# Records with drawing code
^^^^^^^^^^^^^^^^

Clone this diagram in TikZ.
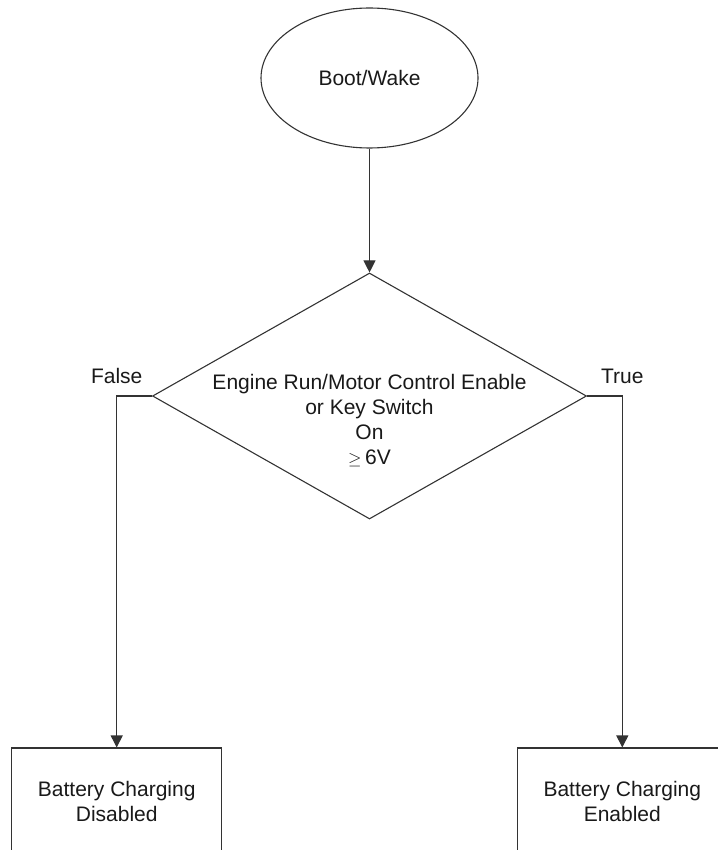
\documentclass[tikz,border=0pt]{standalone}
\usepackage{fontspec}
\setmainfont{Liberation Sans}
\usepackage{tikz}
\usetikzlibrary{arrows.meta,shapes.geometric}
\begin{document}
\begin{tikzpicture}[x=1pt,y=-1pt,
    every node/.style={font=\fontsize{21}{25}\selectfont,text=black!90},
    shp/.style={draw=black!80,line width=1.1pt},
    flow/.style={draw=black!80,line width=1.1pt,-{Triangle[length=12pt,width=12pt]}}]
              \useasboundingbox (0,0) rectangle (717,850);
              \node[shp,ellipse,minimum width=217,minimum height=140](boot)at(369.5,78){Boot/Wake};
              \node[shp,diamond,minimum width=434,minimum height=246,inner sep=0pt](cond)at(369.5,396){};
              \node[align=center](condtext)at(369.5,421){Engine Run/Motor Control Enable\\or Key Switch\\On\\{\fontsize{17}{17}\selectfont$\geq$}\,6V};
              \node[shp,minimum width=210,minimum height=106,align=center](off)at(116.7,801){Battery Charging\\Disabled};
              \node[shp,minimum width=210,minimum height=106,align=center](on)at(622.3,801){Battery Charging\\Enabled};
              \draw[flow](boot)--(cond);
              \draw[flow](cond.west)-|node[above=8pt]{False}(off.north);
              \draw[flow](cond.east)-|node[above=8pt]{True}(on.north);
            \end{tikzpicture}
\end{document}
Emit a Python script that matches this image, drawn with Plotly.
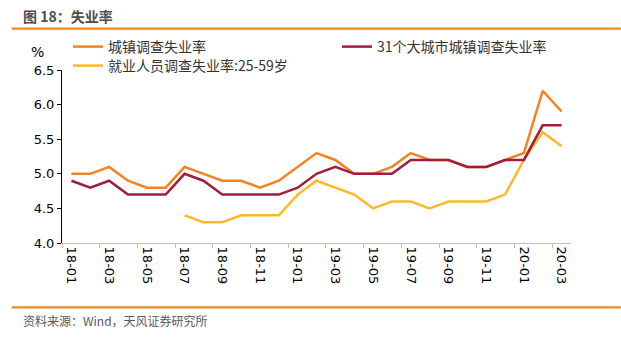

^^^^^^^^^^^^^^^^

# What to work on
Return to the listing above and set it down exactly, leaving out its pictures.

# Exercise response
Clone this diagram in TikZ.
\documentclass[tikz,border=0pt]{standalone}
\usepackage{fontspec}
\setmainfont{Liberation Sans}
\usepackage{tikz}
\usetikzlibrary{arrows.meta,shapes.geometric}
\begin{document}
\begin{tikzpicture}[x=1pt,y=-1pt,
    every node/.style={font=\fontsize{21}{25}\selectfont,text=black!90},
    shp/.style={draw=black!80,line width=1.1pt},
    flow/.style={draw=black!80,line width=1.1pt,-{Triangle[length=12pt,width=12pt]}}]
              \useasboundingbox (0,0) rectangle (717,850);
              \node[shp,ellipse,minimum width=217,minimum height=140](boot)at(369.5,78){Boot/Wake};
              \node[shp,diamond,minimum width=434,minimum height=246,inner sep=0pt](cond)at(369.5,396){};
              \node[align=center](condtext)at(369.5,421){Engine Run/Motor Control Enable\\or Key Switch\\On\\{\fontsize{17}{17}\selectfont$\geq$}\,6V};
              \node[shp,minimum width=210,minimum height=106,align=center](off)at(116.7,801){Battery Charging\\Disabled};
              \node[shp,minimum width=210,minimum height=106,align=center](on)at(622.3,801){Battery Charging\\Enabled};
              \draw[flow](boot)--(cond);
              \draw[flow](cond.west)-|node[above=8pt]{False}(off.north);
              \draw[flow](cond.east)-|node[above=8pt]{True}(on.north);
            \end{tikzpicture}
\end{document}
Emit a Python script that matches this image, drawn with Plotly.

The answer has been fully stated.